An excellent article by Sam Harris, but one caveat must be recorded. Reza Aslan is wrongly described as "a polished, Iranian-born scholar of Islam." His parents brought him to America when he was small, and he grew up among Iranian exiles who may have called themselves "Muslims" but were people who had fled the Islamic Republic of Iran. Reza Aslan has had no experience of living within a society or state suffused with Islam -- unlike Ayaan Hirsi Ali, or the many Iranians in exile, such as Ali Sina, who tell unpleasant home truths about Islam.
Nor is Reza Aslan a "scholar of Islam." He hardly knows a thing about it. Look at his books. Where is the truthful discussion of what is contained in the Qur'an, the Hadith, the Sira? Where is there any discussion of Jihad, or the dhimmi, that corresponds to something like the truth? Where is anything that shows any familiarity with the great Western scholars of Islam -- Joseph Schacht, or Snouck Hurgronje, or Arthur Jeffery -- or for that matter, with the main Muslim commentators on the Qur'an, through time and space? Where is there any indication that Reza Aslan has learned about the history of Muslim conquest, or of the subsequent treatment of non-Muslim peoples conquered, from Spain to East Asia, over the past 1300 years? There are only the vaporings of...Reza Aslan, who in his very own website describes himself, baselessly I'm afraid, as an 'internationally-acclaimed scholar of Islam." It's all a fabrication. Reza Aslan is a creature fabricated by Reza Aslan, and the young female bookers on talk shows, asked to come with a personable "Muslim-American" who doesn't have an accent, keep going back to young lochinvar, Reza Aslan -- though whenever he comes up against someone who knows something, such as Sam Harris, Reza Aslan exposes himself as the guide to nothing and to nowhere that he is.
Publishers, eager to have a "young Muslim tell the (comforting) truth about his faith, gave him a $400,000 advance for his first, worthless book, and he hasn't looked back since.

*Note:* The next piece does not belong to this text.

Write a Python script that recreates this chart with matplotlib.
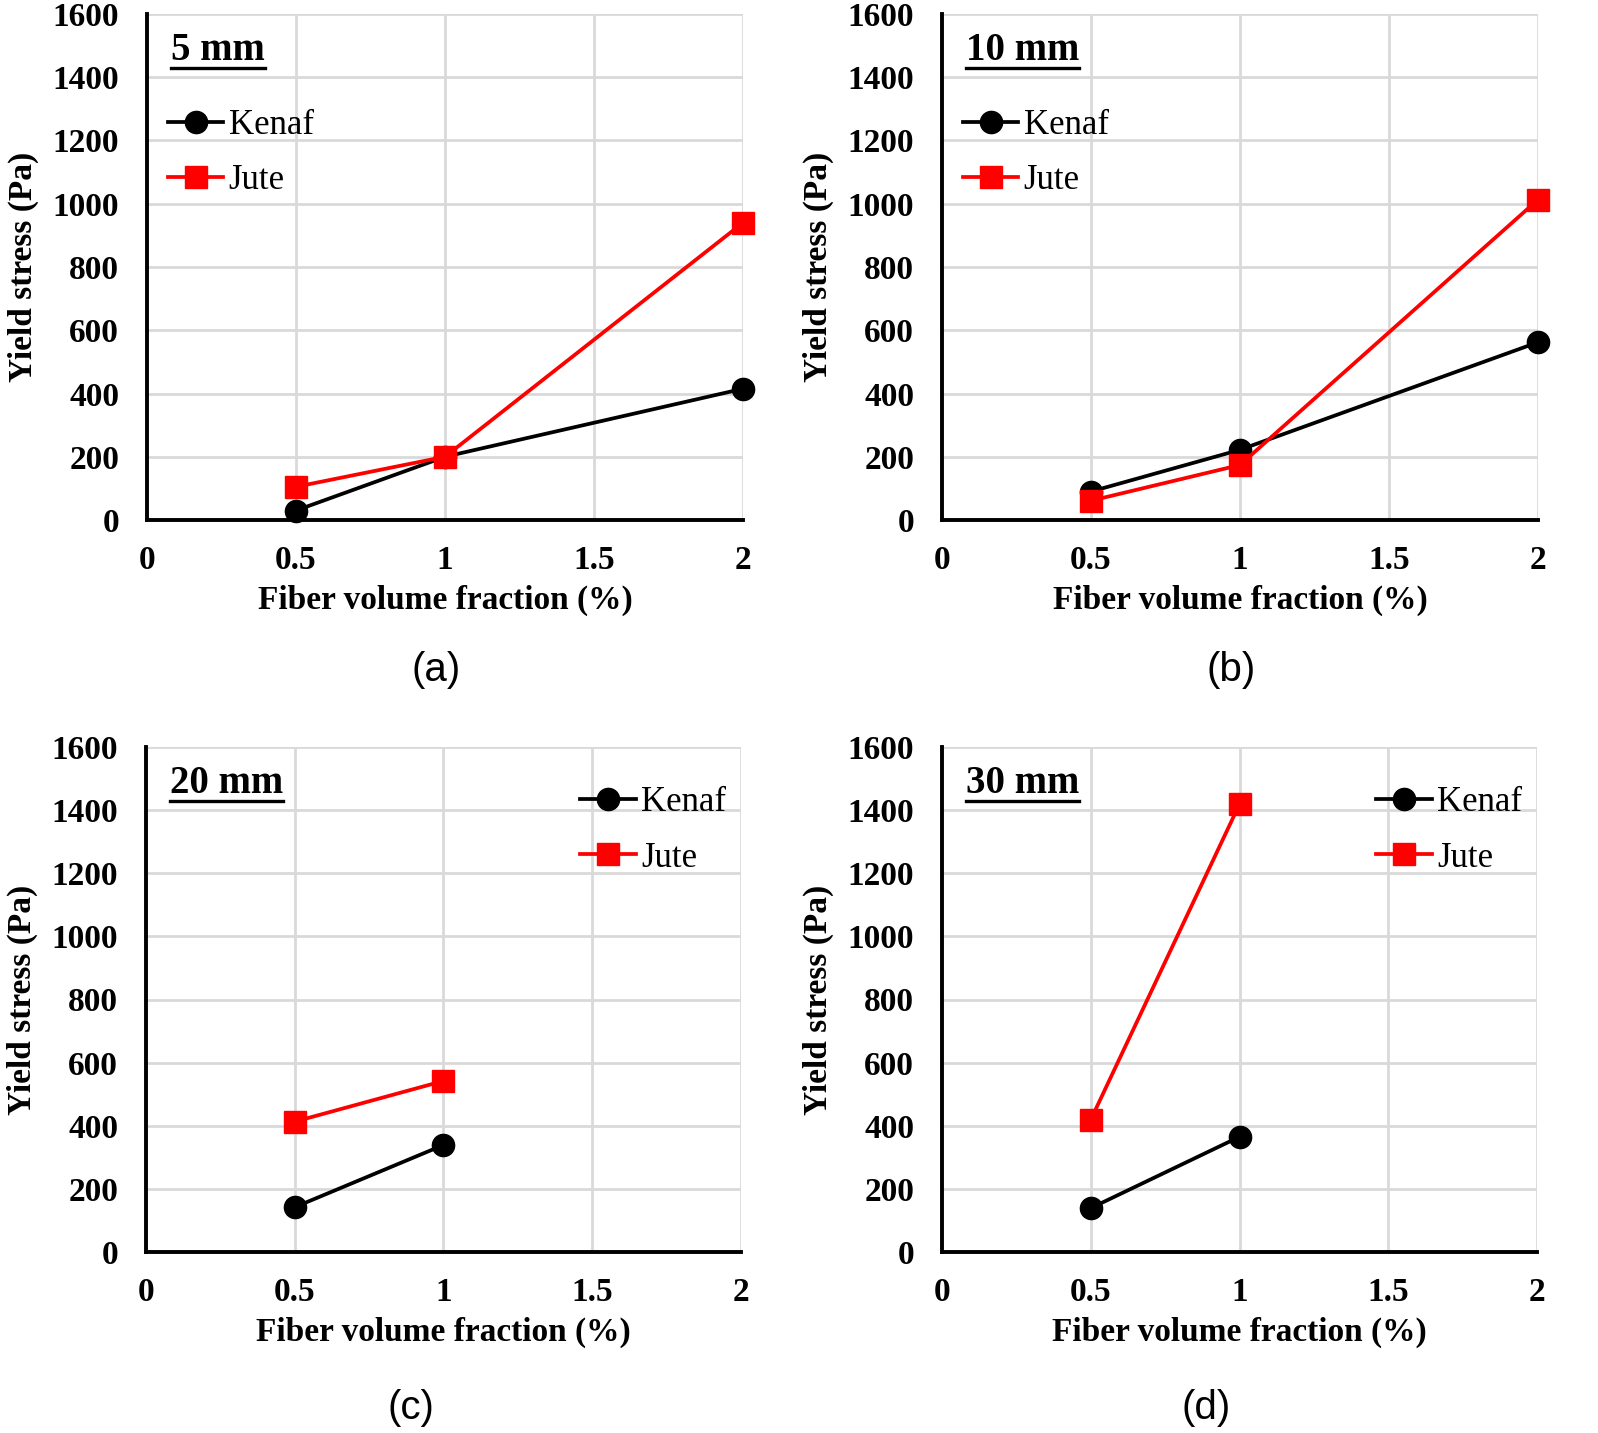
import matplotlib
matplotlib.use("Agg")
import matplotlib.pyplot as plt
from matplotlib.lines import Line2D

# ---- data ----
panels = ["(a)", "(b)", "(c)", "(d)"]
titles = ["5 mm", "10 mm", "20 mm", "30 mm"]
x_ab = [0.5, 1, 2]
x_cd = [0.5, 1]
kenaf_a = [30, 200, 415]
jute_a = [105, 200, 940]
kenaf_b = [90, 222, 562]
jute_b = [61, 174, 1013]
kenaf_c = [142, 339]
jute_c = [413, 542]
kenaf_d = [139, 365]
jute_d = [419, 1419]
xticks = [0, 0.5, 1, 1.5, 2]
xticklabels = ["0", "0.5", "1", "1.5", "2"]
yticks = [0, 200, 400, 600, 800, 1000, 1200, 1400, 1600]
xlabel = "Fiber volume fraction (%)"
ylabel = "Yield stress (Pa)"

serif = "Liberation Serif"
W, H = 1598, 1433
fig = plt.figure(figsize=(W / 100, H / 100), dpi=100)

# axes boxes in pixels: left, right, top, bottom
boxes = [(147, 743, 14, 520), (942, 1538, 14, 520),
         (146, 741, 747, 1252), (942, 1537, 747, 1252)]
xs = [x_ab, x_ab, x_cd, x_cd]
kenafs = [kenaf_a, kenaf_b, kenaf_c, kenaf_d]
jutes = [jute_a, jute_b, jute_c, jute_d]
legend_pos = [(0.035, 0.812), (0.035, 0.812), (0.73, 0.922), (0.73, 0.922)]
label_pos = [(436, 670), (1231, 670), (411, 1408), (1206, 1408)]

axes = []
for i in range(4):
    l, r, t, b = boxes[i]
    ax = fig.add_axes([l / W, 1 - b / H, (r - l) / W, (b - t) / H])
    axes.append(ax)
    ax.set_xlim(0, 2)
    ax.set_ylim(0, 1600)
    ax.set_xticks(xticks)
    ax.set_xticklabels(xticklabels)
    ax.set_yticks(yticks)
    ax.grid(True, color="#d9d9d9", linewidth=2.0)
    ax.set_axisbelow(True)
    for s in ["top", "right"]:
        ax.spines[s].set_visible(False)
    for s in ["left", "bottom"]:
        ax.spines[s].set_linewidth(2.8)
        ax.spines[s].set_color("black")
        ax.spines[s].set_zorder(3)
    ax.tick_params(length=0)
    ax.tick_params(axis="x", pad=18)
    ax.tick_params(axis="y", pad=20)
    for lab in ax.get_xticklabels() + ax.get_yticklabels():
        lab.set_fontfamily(serif)
        lab.set_fontweight("bold")
        lab.set_fontsize(24)
    ax.set_xlabel(xlabel, fontfamily=serif, fontweight="bold", fontsize=24, labelpad=6)
    ax.set_ylabel(ylabel, fontfamily=serif, fontweight="bold", fontsize=24, labelpad=10)

    ax.plot(xs[i], kenafs[i], color="black", lw=2.7, marker="o", ms=16, label="Kenaf",
            clip_on=False, zorder=4)
    ax.plot(xs[i], jutes[i], color="#ff0000", lw=2.7, marker="s", ms=16, label="Jute",
            clip_on=False, zorder=5)

    leg = ax.legend(loc="upper left", bbox_to_anchor=legend_pos[i], frameon=False,
                    prop={"family": serif, "size": 25}, handlelength=1.6,
                    handletextpad=0.15, labelspacing=0.64, borderpad=0, borderaxespad=0)

    ax.text(0.04, 0.928, titles[i], transform=ax.transAxes, fontfamily=serif,
            fontweight="bold", fontsize=28, ha="left", va="center")

    fig.text(label_pos[i][0] / W, 1 - label_pos[i][1] / H, panels[i],
             fontfamily="Liberation Sans", fontsize=29, ha="center", va="center")

# underline the titles
fig.canvas.draw()
renderer = fig.canvas.get_renderer()
for ax in axes:
    for t in ax.texts:
        bb = t.get_window_extent(renderer)
        y = bb.y0 + 1
        fig.add_artist(Line2D([bb.x0 / W, bb.x1 / W], [y / H, y / H],
                              color="black", lw=2.4, transform=fig.transFigure))

fig.savefig("out.png", dpi=100)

He's been collecting degrees -- a true American in that respect, a devout believer in the degree as validation -- and also appearances, that he carefully records and lists at his website, so that you too may be impressed. Why, a half-dozen years ago he tried to learn a little Arabic at a summer course in Cairo, but he's abandoned that. He doesn't need more than a few words for street cred. And now its Iowa, and the Writers' Workshop. Can a professorship in Creative Writing be far behind? For this one of the quadruplets -- the other Bright Young Experts On Islam, from whom Reza Aslan was separated at birth, are Khaled Abou El Fadl, Mark LaVine, and Dinesh D'Souza -- are similarly making out like gangbusters. Here are four easy pieces, previously posted:
A Tribute to Reza Aslan
A Tribute to Mark LaVine
A Tribute to Scholar of the House Khaled Abou El Fadl
A Tribute to Dinesh D’Souze
You can see the similiarities of the websites, and of the self-promoters doing all the self-promoting. World's Greatest Authority on Islam, says each one, of himself, at his very own website. At least three of the four must have it wrong. But which three? Or might it, just possibly, be all four?